# Aggressive preening me?



## Featherful (Sep 18, 2018)

It’s kinda hard to explain what sev is doing, but the last few days he has been almost aggressively preening me. He chirps at my face and bobs his head up and down then kinda pecks and preens my nose as if he’s playing with a toy. It’s not biting, but it seems like an irritated gesture. When I remove him from my face he leans back in like he wants to be close to me. Then does it again. Is this a mating thing? He is also starting to molt. He does this with his toys when he’s out of his cage too. Almost as if overexcited. So hard to explain.


----------



## philw (Aug 22, 2014)

When a budgie are bonded to you, you are a flock friend or mate. He's not irritated, it's just the way they responded to other budgies that they're friends with. One of joys of having a budgie as a true non-human friend.


----------



## Featherful (Sep 18, 2018)

Oh yeah I definitely understand that preening is a sign of friendship, and he does that sweetly. But sometimes theres a sort of peck thrown in as if my nose is a toy and I'm not sure what that means. It never feels particularly aggressive, his body language is very calm otherwise. I'm thinking he might be trying to play with me like he would another budgie. He is in a very very playful mood these last few days haha more so than usual.


----------



## Jesska (Apr 24, 2018)

The way I understand it, though I am no expert, is that it's kind of like when you rough house with a cat or dog and they get all 'attack like' but you know it's only in fun.
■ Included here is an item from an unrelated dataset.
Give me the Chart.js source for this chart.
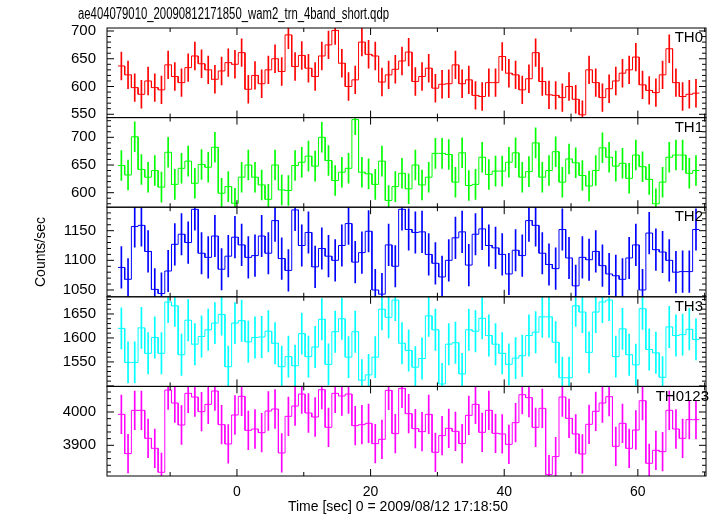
<!DOCTYPE html>
<html>
<head>
<meta charset="utf-8">
<script src="https://cdn.jsdelivr.net/npm/chart.js@4.4.1/dist/chart.umd.min.js"></script>
<style>
  html, body { margin: 0; padding: 0; background: #fff; }
</style>
</head>
<body>
<canvas id="qdp" width="717" height="516"></canvas>
<script>
const titleText = 'ae404079010_20090812171850_wam2_trn_4band_short.qdp'
const xTitle = 'Time [sec] 0 = 2009/08/12 17:18:50'
const yTitle = 'Counts/sec'

// bin centres (sec), 1 s bins
const times = [
  -17.3, -16.3, -15.3, -14.3, -13.3, -12.3, -11.3, -10.3, -9.3, -8.3,
  -7.3, -6.3, -5.3, -4.3, -3.3, -2.3, -1.3, -0.3, 0.7, 1.7,
  2.7, 3.7, 4.7, 5.7, 6.7, 7.7, 8.7, 9.7, 10.7, 11.7,
  12.7, 13.7, 14.7, 15.7, 16.7, 17.7, 18.7, 19.7, 20.7, 21.7,
  22.7, 23.7, 24.7, 25.7, 26.7, 27.7, 28.7, 29.7, 30.7, 31.7,
  32.7, 33.7, 34.7, 35.7, 36.7, 37.7, 38.7, 39.7, 40.7, 41.7,
  42.7, 43.7, 44.7, 45.7, 46.7, 47.7, 48.7, 49.7, 50.7, 51.7,
  52.7, 53.7, 54.7, 55.7, 56.7, 57.7, 58.7, 59.7, 60.7, 61.7,
  62.7, 63.7, 64.7, 65.7, 66.7, 67.7, 68.7
]
const binWidth = 1

const th0 = [
  637, 621, 598, 586, 610, 598, 594, 639, 618, 607,
  634, 655, 641, 630, 613, 628, 643, 640, 661, 595,
  620, 605, 630, 650, 627, 693, 636, 656, 633, 618,
  655, 675, 701, 642, 600, 612, 680, 658, 655, 608,
  621, 631, 646, 662, 609, 618, 633, 597, 604, 605,
  639, 605, 612, 584, 582, 607, 607, 654, 624, 621,
  594, 614, 661, 609, 585, 584, 580, 600, 577, 549,
  630, 607, 580, 596, 610, 624, 630, 653, 603, 593,
  589, 621, 668, 607, 582, 586, 588
]
const th1 = [
  649, 632, 701, 642, 628, 640, 610, 673, 615, 644,
  657, 617, 651, 646, 682, 599, 611, 581, 628, 650,
  628, 614, 588, 650, 605, 604, 649, 655, 666, 648,
  700, 658, 622, 637, 644, 732, 637, 634, 615, 657,
  586, 611, 635, 607, 650, 614, 628, 671, 671, 669,
  619, 672, 613, 615, 664, 633, 639, 639, 655, 672,
  628, 638, 690, 628, 640, 674, 619, 661, 654, 631,
  612, 640, 681, 664, 648, 653, 626, 668, 647, 624,
  580, 619, 664, 668, 668, 635, 640
]
const th2 = [
  1088, 1068, 1157, 1159, 1115, 1051, 1044, 1082, 1127, 1144,
  1130, 1186, 1112, 1105, 1141, 1085, 1107, 1139, 1126, 1105,
  1108, 1141, 1112, 1167, 1103, 1083, 1185, 1125, 1147, 1089,
  1120, 1107, 1100, 1125, 1162, 1097, 1113, 1149, 1050, 1043,
  1126, 1090, 1186, 1152, 1147, 1148, 1110, 1095, 1072, 1100,
  1138, 1148, 1092, 1144, 1153, 1125, 1121, 1110, 1077, 1117,
  1108, 1167, 1159, 1112, 1093, 1086, 1152, 1104, 1057, 1105,
  1101, 1115, 1091, 1077, 1074, 1068, 1104, 1126, 1050, 1146,
  1118, 1114, 1100, 1080, 1081, 1081, 1152
]
const th3 = [
  1620, 1549, 1549, 1621, 1568, 1601, 1568, 1675, 1667, 1565,
  1637, 1587, 1603, 1617, 1631, 1649, 1540, 1631, 1636, 1592,
  1601, 1602, 1614, 1589, 1540, 1561, 1542, 1609, 1561, 1581,
  1639, 1545, 1613, 1640, 1560, 1613, 1512, 1523, 1560, 1660,
  1643, 1679, 1589, 1574, 1539, 1557, 1646, 1617, 1504, 1587,
  1590, 1525, 1617, 1614, 1641, 1605, 1587, 1568, 1545, 1558,
  1563, 1605, 1612, 1644, 1644, 1591, 1517, 1517, 1667, 1654,
  1570, 1654, 1675, 1679, 1561, 1619, 1565, 1544, 1661, 1576,
  1569, 1518, 1623, 1605, 1607, 1618, 1597
]
const th0123 = [
  3993, 3875, 4005, 4005, 3921, 3891, 3819, 4066, 4027, 3961,
  4056, 4045, 4001, 4023, 4063, 3962, 3904, 3991, 4047, 3945,
  3949, 3938, 4003, 4009, 3877, 3987, 4018, 4054, 3997, 3985,
  4067, 3954, 4056, 4048, 4054, 3959, 3962, 3966, 3905, 3918,
  4065, 3935, 4071, 3995, 3950, 3941, 3993, 3879, 3929, 3951,
  3942, 3905, 3990, 4023, 3939, 4005, 3936, 3934, 3903, 3968,
  4052, 4043, 3954, 4011, 3812, 3866, 4045, 3981, 3934, 3874,
  3963, 4002, 4027, 4046, 3897, 3966, 3891, 3946, 4034, 3846,
  3885, 3881, 4005, 3949, 3921, 3977, 3977
]
// 1-sigma error per band (counts/sec)
const errors = [25, 27, 35, 43, 58]

const bandNames = ['TH0', 'TH1', 'TH2', 'TH3', 'TH0123']
const bandValues = [th0, th1, th2, th3, th0123]
const bandColors = ['#ff0000', '#00ff00', '#0000ff', '#00ffff', '#ff00ff']

const xTicks = [0, 20, 40, 60]
const yTickLabels = [
  [550, 600, 650, 700],
  [600, 650, 700],
  [1050, 1100, 1150],
  [1550, 1600, 1650],
  [3900, 4000]
]
const yMinor = [10, 10, 10, 10, 20]
const yMajor = [50, 50, 50, 50, 100]
const yRanges = [[544, 705.4], [573.8, 735.6], [1038.5, 1189.6], [1499, 1685.8], [3807.8, 4076.9]]

const fontFamily = "'Liberation Sans', Arial, Helvetica, sans-serif"

const datasets = []
bandValues.forEach((vals, k) => {
  const yId = 'y' + k
  datasets.push({
    type: 'bar',
    yAxisID: yId,
    data: times.map((t, i) => ({ x: t, y: [vals[i] - errors[k], vals[i] + errors[k]] })),
    backgroundColor: bandColors[k],
    barThickness: 1,
    grouped: false,
    borderWidth: 0,
  })
  const steps = []
  times.forEach((t, i) => {
    steps.push({ x: t - binWidth / 2, y: vals[i] }, { x: t + binWidth / 2, y: vals[i] })
  })
  datasets.push({
    type: 'line',
    yAxisID: yId,
    data: steps,
    borderColor: bandColors[k],
    borderWidth: 1,
    pointRadius: 0,
    tension: 0,
    fill: false,
  })
})

const scales = {
  x: {
    type: 'linear',
    min: -19.45,
    max: 70.2,
    offset: false,
    border: { display: false },
    grid: { display: false, drawTicks: false, offset: false },
    ticks: { color: '#000', padding: 8, autoSkip: false, font: { family: fontFamily, size: 14 }, callback: v => String(v) },
    afterBuildTicks: s => { s.ticks = xTicks.map(v => ({ value: v })) },
    afterFit: s => { s.height = 40 },
  }
}
bandValues.forEach((vals, k) => {
  scales['y' + k] = {
    type: 'linear',
    position: 'left',
    stack: 'panels',
    stackWeight: 1,
    weight: 5 - k,
    min: yRanges[k][0],
    max: yRanges[k][1],
    border: { display: false },
    grid: { display: false, drawTicks: false },
    ticks: { color: '#000', padding: 11, autoSkip: false, font: { family: fontFamily, size: 15 }, callback: v => String(v) },
    afterBuildTicks: s => { s.ticks = yTickLabels[k].map(v => ({ value: v })) },
    afterFit: s => { s.width = 107 },
  }
})

// QDP style frame: boxes per panel with inward ticks, band names, titles
const qdpFrame = {
  id: 'qdpFrame',
  afterDraw(chart) {
    const { ctx, chartArea: a, scales: sc } = chart
    const x = sc.x
    ctx.save()
    ctx.strokeStyle = '#000'
    ctx.lineWidth = 1
    const seg = (x1, y1, x2, y2) => {
      ctx.beginPath(); ctx.moveTo(x1, y1); ctx.lineTo(x2, y2); ctx.stroke()
    }
    bandNames.forEach((name, k) => {
      const s = sc['y' + k]
      const top = s.top, bottom = s.bottom
      ctx.strokeRect(a.left, top, a.right - a.left, bottom - top)
      const start = Math.ceil(s.min / yMinor[k]) * yMinor[k]
      for (let v = start; v <= s.max; v += yMinor[k]) {
        const py = s.getPixelForValue(v)
        const len = v % yMajor[k] === 0 ? 7 : 4
        seg(a.left, py, a.left + len, py)
        seg(a.right, py, a.right - len, py)
      }
      for (let t = -10; t <= 70; t += 10) {
        const px = x.getPixelForValue(t)
        if (px > a.right) continue
        const len = t % 20 === 0 ? 7 : 4
        seg(px, top, px, top + len)
        seg(px, bottom, px, bottom - len)
      }
      ctx.fillStyle = '#000'
      ctx.font = '15px ' + fontFamily
      ctx.textAlign = 'right'
      ctx.textBaseline = 'middle'
      ctx.fillText(name, k === 4 ? 709 : a.right - 3, top + 10)
    })
    ctx.fillStyle = '#000'
    ctx.font = '14px ' + fontFamily
    ctx.textAlign = 'center'
    ctx.textBaseline = 'middle'
    ctx.fillText(xTitle, 398, 507)

    // plot title, condensed like the QDP font
    ctx.save()
    ctx.font = '16px ' + fontFamily
    ctx.textAlign = 'left'
    const w = ctx.measureText(titleText).width
    ctx.translate(78, 15)
    ctx.scale(311 / w, 1)
    ctx.fillText(titleText, 0, 0)
    ctx.restore()

    ctx.translate(41, (a.top + a.bottom) / 2)
    ctx.rotate(-Math.PI / 2)
    ctx.fillText(yTitle, 0, 0)
    ctx.restore()
  }
}

new Chart(document.getElementById('qdp'), {
  type: 'line',
  data: { datasets },
  options: {
    responsive: false,
    animation: false,
    layout: { padding: { left: 0, right: 11, top: 28, bottom: 0 } },
    plugins: {
      legend: { display: false },
      tooltip: { enabled: false },
      title: { display: false },
    },
    scales,
  },
  plugins: [qdpFrame],
})
</script>
</body>
</html>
I think budgies do that too as a way to get out energy and communicate. Kowhai does this to me sometimes and I rough house back to him gently and he seems to think it's a great game. :>


----------



## Featherful (Sep 18, 2018)

Jesska said:


> The way I understand it, though I am no expert, is that it's kind of like when you rough house with a cat or dog and they get all 'attack like' but you know it's only in fun. I think budgies do that too as a way to get out energy and communicate. Kowhai does this to me sometimes and I rough house back to him gently and he seems to think it's a great game. :>


That would make sense thank you! Because everything else he is doing points to affection. Chattering and bobbing his head at my nose. He sometimes does the angry dolphin noise when my finger gets to close but that never lasts long. I attribute that to the fact that he's a hormonal teenager not wanting mom to bug him all the time.


----------